Compassion based upon generosity, that’s what Jesus was after.  Not a rigid purity system based upon status, position, wealth and too often confused by corruption. 

            When we think of people in the Christmas spirit, we think of people being compassionate.  We think of people putting aside differences in order to recognize that we are part of the same fabric of creation.

We think of people willing to go the extra mile for another, or giving a bit more of themselves because this is what Christianity is all about. 

We long for that purity to return, don’t we when December is done?

            I think this is why I love Christmas so much more than Easter.  I like them both, but Christmas gets people thinking about compassion in a way that makes people stand up and notice more than Easter. 

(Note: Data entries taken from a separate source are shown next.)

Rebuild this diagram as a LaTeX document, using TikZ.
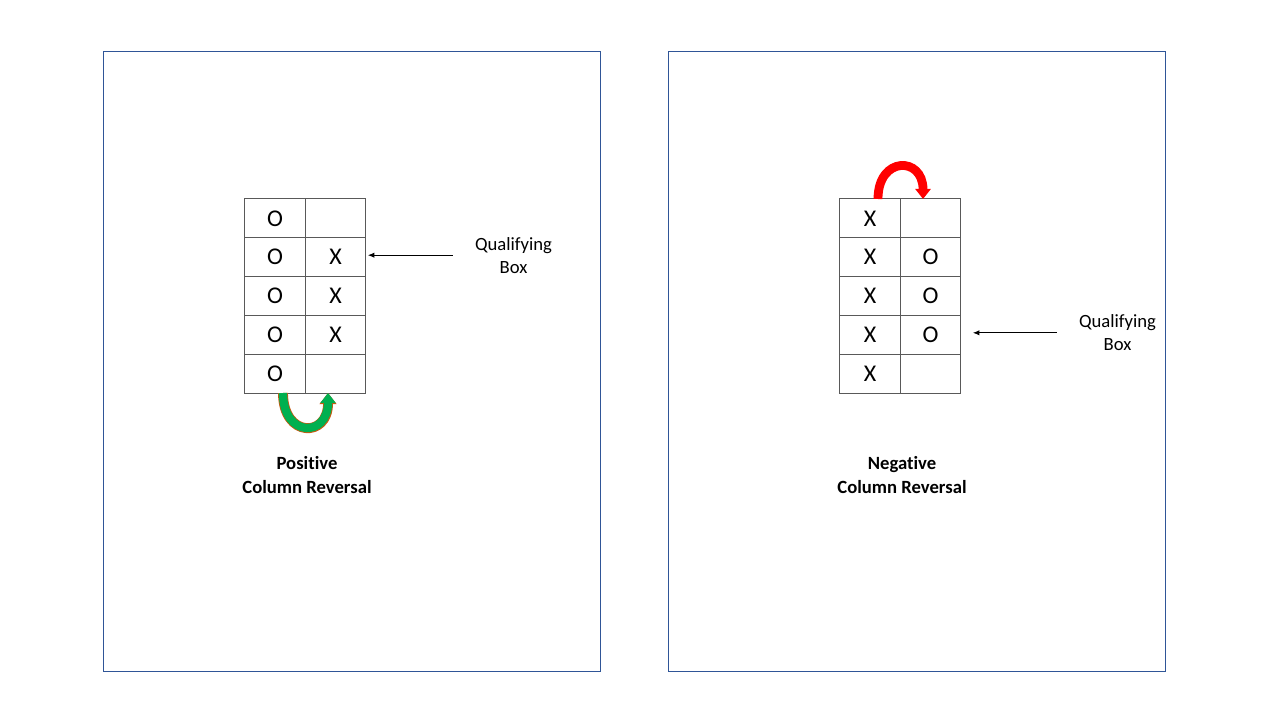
\documentclass[tikz,border=0pt]{standalone}
\usepackage{fontspec}
\setmainfont{Carlito}[Ligatures=NoCommon]
\usetikzlibrary{arrows.meta}
\usetikzlibrary{positioning}
\definecolor{panelblue}{HTML}{2F5597}
\definecolor{gridgray}{HTML}{595959}
\definecolor{okgreen}{HTML}{00B050}
\definecolor{rimorange}{HTML}{C55A11}
\definecolor{arcred}{HTML}{FF0000}
\tikzset{cell/.style = {draw, gridgray, text=black, line width=0.75pt,
                        minimum width=45.4pt, minimum height=29.1pt,
                        inner sep=0, outer sep=0, font=\fontsize{18}{21}\selectfont}}
\tikzset{panel/.style = {draw, panelblue, line width=0.75pt}}
\tikzset{qtext/.style = {align=center, inner sep=0, yshift=1.5pt, font=\fontsize{14}{17.3}\selectfont}}
\tikzset{caption/.style = {align=center, inner sep=0, font=\bfseries\fontsize{14}{17.3}\selectfont}}
\tikzset{qarrow/.style = {-{Latex[length=5pt,width=4pt]}, line width=0.75pt}}
\tikzset{posrim/.style = {-{Triangle[length=8.4pt,width=12.4pt]}, rimorange, line width=7.4pt}}
\tikzset{posarc/.style = {-{Triangle[length=7.4pt,width=11pt]}, okgreen, line width=6.2pt}}
\tikzset{negarc/.style = {-{Triangle[length=7.6pt,width=11.4pt]}, arcred, line width=6.6pt}}

\begin{document}
\begin{tikzpicture}[x=0.75pt, y=-0.75pt]
    \useasboundingbox (0,0) rectangle (1280,720);

    \draw [panel] (103,52) rectangle (600,671);
    \draw [panel] (668,52) rectangle (1165,671);

    % positive column reversal
    \node [cell] (pl1) at (275, 218.4) {O};
    \node [cell] (pr1) at (335.5, 218.4) {};
    \node [cell] (pl2) at (275, 257.2) {O};
    \node [cell] (pr2) at (335.5, 257.2) {X};
    \node [cell] (pl3) at (275, 296) {O};
    \node [cell] (pr3) at (335.5, 296) {X};
    \node [cell] (pl4) at (275, 334.8) {O};
    \node [cell] (pr4) at (335.5, 334.8) {X};
    \node [cell] (pl5) at (275, 373.6) {O};
    \node [cell] (pr5) at (335.5, 373.6) {};

    \node [qtext, right=81.75pt of pr2] (pq) {Qualifying\\Box};
    \node [caption] (pcap) at (307, 475) {Positive\\Column Reversal};

    \draw [qarrow] ([xshift=-16.5pt]pq.west) -- ([xshift=1.5pt, yshift=1.5pt]pr2.east);
    \draw [posrim] ([xshift=6pt]pl5.south) .. controls +(0,45) and +(0,45) .. ([xshift=-5.6pt]pr5.south);
    \draw [posarc] ([xshift=6pt]pl5.south) .. controls +(0,45) and +(0,45) .. ([xshift=-5.6pt]pr5.south);

    % negative column reversal
    \node [cell] (nl1) at (870, 218.4) {X};
    \node [cell] (nr1) at (930.5, 218.4) {};
    \node [cell] (nl2) at (870, 257.2) {X};
    \node [cell] (nr2) at (930.5, 257.2) {O};
    \node [cell] (nl3) at (870, 296) {X};
    \node [cell] (nr3) at (930.5, 296) {O};
    \node [cell] (nl4) at (870, 334.8) {X};
    \node [cell] (nr4) at (930.5, 334.8) {O};
    \node [cell] (nl5) at (870, 373.6) {X};
    \node [cell] (nr5) at (930.5, 373.6) {};

    \node [qtext, right=88.5pt of nr4] (nq) {Qualifying\\Box};
    \node [caption] (ncap) at (902, 475) {Negative\\Column Reversal};

    \draw [qarrow] ([xshift=-16.5pt]nq.west) -- ([xshift=9pt, yshift=1.5pt]nr4.east);
    \draw [negarc] ([xshift=6pt]nl1.north) .. controls +(0,-43) and +(0,-43) .. ([xshift=-5.6pt]nr1.north);
\end{tikzpicture}
\end{document}
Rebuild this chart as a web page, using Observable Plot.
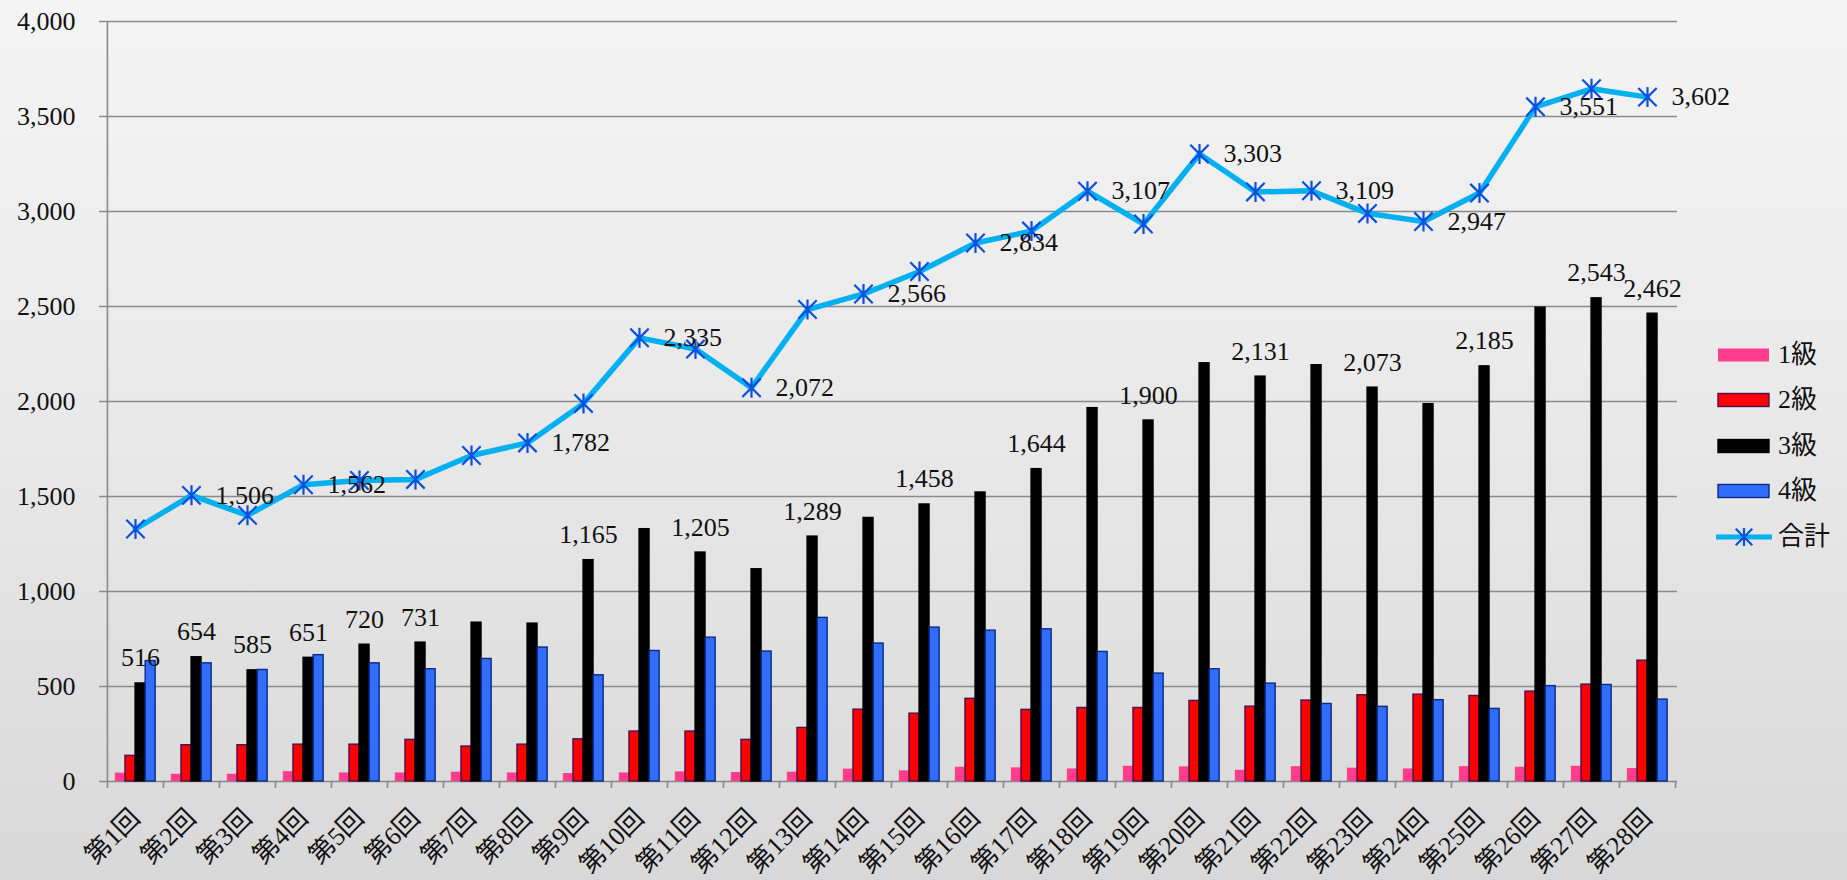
<!DOCTYPE html>
<html><head><meta charset="utf-8">
<script src="https://cdn.jsdelivr.net/npm/d3@7"></script>
<script src="https://cdn.jsdelivr.net/npm/@observablehq/plot@0.6"></script>
<style>
html,body{margin:0;padding:0;}
body{width:1847px;height:880px;overflow:hidden;background:linear-gradient(to bottom,#f4f4f4 0%,#e8e8e8 50%,#d8d8d8 100%);font-family:"Liberation Serif","Noto Sans CJK JP",serif;}
#wrap{position:relative;width:1847px;height:880px;}
#legend{position:absolute;left:1716px;top:332px;}
.row{display:flex;align-items:center;height:45.5px;font-size:26px;color:#111;line-height:1;font-family:"Liberation Serif","Noto Sans CJK JP",serif;}
.row svg{margin-right:6px;display:block;}
svg text{font-family:"Liberation Serif","Noto Sans CJK JP",serif;}
</style></head><body><div id="wrap"><div id="chart"></div><div id="legend"></div></div>
<script>
// ---- data ----
const categories = ["第1回","第2回","第3回","第4回","第5回","第6回","第7回","第8回","第9回","第10回","第11回","第12回","第13回","第14回","第15回","第16回","第17回","第18回","第19回","第20回","第21回","第22回","第23回","第24回","第25回","第26回","第27回","第28回"];
const seriesNames = ["1級","2級","3級","4級","合計"];
const grade1 = [44,38,38,52,45,45,49,45,42,45,51,47,49,65,56,75,72,66,80,77,59,78,70,66,78,75,80,68];
const grade2 = [135,191,191,194,194,219,184,194,222,263,263,219,282,378,357,435,377,387,387,424,394,426,454,457,450,473,510,636];
const grade3 = [516,654,585,651,720,731,836,831,1165,1328,1205,1117,1289,1387,1458,1521,1644,1965,1900,2201,2131,2191,2073,1986,2185,2494,2543,2462];
const grade4 = [634,622,587,665,622,591,645,705,559,687,757,684,861,726,810,794,801,682,568,591,515,408,393,428,382,502,508,431];
const total  = [1329,1506,1401,1562,1584,1590,1716,1782,1990,2335,2276,2072,2484,2566,2684,2834,2897,3107,2934,3303,3103,3109,2990,2947,3097,3551,3646,3602];
// rounds (1-based) whose values carry a data label
const totalLabelRounds  = [2,4,8,10,12,14,16,18,20,22,24,26,28];
const grade3LabelRounds = [1,2,3,4,5,6,9,11,13,15,17,19,21,23,25,27,28];
const yTicks = [0,500,1000,1500,2000,2500,3000,3500,4000];

// ---- styles ----
const colors = {g1:"#ff3d8c", g2:"#ff0000", g3:"#000000", g4:"#2f6dff", line:"#00b0f0", marker:"#0a4fe0", grid:"#8a8a8a"};
const strokes = {g1:"none", g2:"#4a1050", g3:"#000000", g4:"#0c2a80"};
const W = 1847, H = 880, ML = 105, MR = 170, MT = 21, MB = 99;
const bw = (W - ML - MR) / categories.length;
const groupStart = 0.14, barFrac = 0.18;
const fmt = d3.format(",");
const font = "Liberation Serif, Noto Sans CJK JP, serif";

const starSymbol = {draw(ctx, size){
  const r = Math.sqrt(size/Math.PI), t = r*0.92;
  ctx.moveTo(0,-r); ctx.lineTo(0,r);
  ctx.moveTo(-t,-t); ctx.lineTo(t,t);
  ctx.moveTo(-t,t); ctx.lineTo(t,-t);
}};

const seriesDefs = [
  {vals: grade1, fill: colors.g1, stroke: strokes.g1},
  {vals: grade2, fill: colors.g2, stroke: strokes.g2},
  {vals: grade3, fill: colors.g3, stroke: strokes.g3},
  {vals: grade4, fill: colors.g4, stroke: strokes.g4}
];

const barMarks = seriesDefs.map((s,k) => Plot.barY(categories, {
  x: d => d,
  y: (d,i) => s.vals[i],
  fill: s.fill,
  stroke: s.stroke,
  strokeWidth: 1.4,
  insetLeft: bw*(groupStart + barFrac*k),
  insetRight: bw*(1 - groupStart - barFrac*(k+1))
}));

const idx = categories.map((d,i)=>i);
const totalLabelIdx = totalLabelRounds.map(r=>r-1);
const g3LabelIdx = grade3LabelRounds.map(r=>r-1);
const txt = {fontSize: 26, fill: "#111", fontFamily: font};

const chart = Plot.plot({
  width: W, height: H,
  marginLeft: ML, marginRight: MR, marginTop: MT, marginBottom: MB,
  style: {background: "transparent", fontFamily: font, fontSize: "26px", color: "#111"},
  x: {type: "band", domain: categories, padding: 0, axis: null},
  y: {domain: [0,4000], axis: null},
  marks: [
    Plot.ruleY(yTicks, {stroke: colors.grid, strokeWidth: 1.6, insetLeft: -6}),
    Plot.ruleX([categories[0]], {x: d=>d, y1: 0, y2: 4000, dx: -bw/2, stroke: colors.grid, strokeWidth: 1.6}),
    Plot.ruleX(categories, {x: d=>d, y1: 0, y2: 0, dx: -bw/2, insetBottom: -7, stroke: colors.grid, strokeWidth: 1.6}),
    Plot.ruleX([categories[categories.length-1]], {x: d=>d, y1: 0, y2: 0, dx: bw/2, insetBottom: -7, stroke: colors.grid, strokeWidth: 1.6}),
    Plot.text(yTicks, {y: d=>d, text: d=>fmt(d), frameAnchor: "left", dx: -30, textAnchor: "end", lineAnchor: "middle", ...txt}),
    Plot.text(categories, {x: d=>d, frameAnchor: "bottom", dx: 6, dy: 38, rotate: -45, textAnchor: "end", lineAnchor: "bottom", text: d=>d, ...txt}),
    ...barMarks,
    Plot.line(idx, {x: i=>categories[i], y: i=>total[i], stroke: colors.line, strokeWidth: 5.5, strokeLinejoin: "round", strokeLinecap: "round"}),
    Plot.dot(idx, {x: i=>categories[i], y: i=>total[i], symbol: starSymbol, r: 10, stroke: colors.marker, strokeWidth: 2.2, fill: "none"}),
    Plot.text(totalLabelIdx, {x: i=>categories[i], y: i=>total[i], text: i=>fmt(total[i]), dx: 24, textAnchor: "start", lineAnchor: "middle", ...txt}),
    Plot.text(g3LabelIdx, {x: i=>categories[i], y: i=>grade3[i], text: i=>fmt(grade3[i]), dx: bw*(groupStart + barFrac*2.5 - 0.5), dy: -17, textAnchor: "middle", lineAnchor: "bottom", ...txt})
  ]
});
document.getElementById("chart").appendChild(chart);

// ---- legend ----
const legend = document.getElementById("legend");
const legendDefs = [
  {name: seriesNames[0], fill: colors.g1, stroke: "none"},
  {name: seriesNames[1], fill: colors.g2, stroke: strokes.g2},
  {name: seriesNames[2], fill: colors.g3, stroke: strokes.g3},
  {name: seriesNames[3], fill: colors.g4, stroke: strokes.g4},
  {name: seriesNames[4], line: true}
];
legendDefs.forEach(def => {
  const row = document.createElement("div"); row.className = "row";
  const svg = d3.create("svg").attr("width", 56).attr("height", 24);
  if (def.line) {
    svg.append("line").attr("x1",1).attr("x2",55).attr("y1",12).attr("y2",12).attr("stroke",colors.line).attr("stroke-width",5).attr("stroke-linecap","round");
    const p = d3.path(); starSymbol.draw(p, Math.PI*81);
    svg.append("path").attr("d", p.toString()).attr("transform","translate(28,12)").attr("stroke",colors.marker).attr("stroke-width",2.2).attr("fill","none");
  } else {
    svg.append("rect").attr("x",2).attr("y",5.5).attr("width",51).attr("height",13).attr("fill",def.fill).attr("stroke",def.stroke).attr("stroke-width",1.4);
  }
  row.appendChild(svg.node());
  const span = document.createElement("span"); span.textContent = def.name;
  row.appendChild(span);
  legend.appendChild(row);
});
</script></body></html>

Don’t get me wrong, Jesus did a very compassionate thing by dying on the cross, but it doesn’t make people respond by being compassionate and any more pure like Christmas does. 

I think that at Christmas time, we release our inner purity and recognize for once to purity of those around us.    

We give gifts. 

We remember the homeless and the outcast.

We celebrate being with family, even those we don’t like so much. 

We do it because it honors them. 

It honors God’s creation in them. 

It shows that we can be bigger and better than we once were. 

We get to try on being pure for a few weeks. 

We get to try on seeing another as a pure gift from God, too.  And in the process, we set the world right.  We prepare the way of God and we celebrate the mystery of Christmas in an even more profound manner.

The new Share the Care team has done great things by spreading compassion to the membership of this congregation.  The team has provided food, support, comfort and presence to people in need.  What a great example of the pure compassion that is central to the Christmas message and the Christian lifestyle.

            Sisters and brothers, we remember that we have security in God who created all things and watches over all things.  We remember also that God made each of us pure. 

And we can become pure once again by the way we live our lives.  When we do that, then we are well on the way to setting the world right.

            So do something in the coming week that recognizes the purity in your neighbor.  Do something that makes you feel a bit more clean—not by being better than someone else, but by being compassionate, just like God is compassionate.  When you do, you will certainly enjoy a bit of Christmas Spirit which will go a long way toward making you a more whole, happy, even pure person.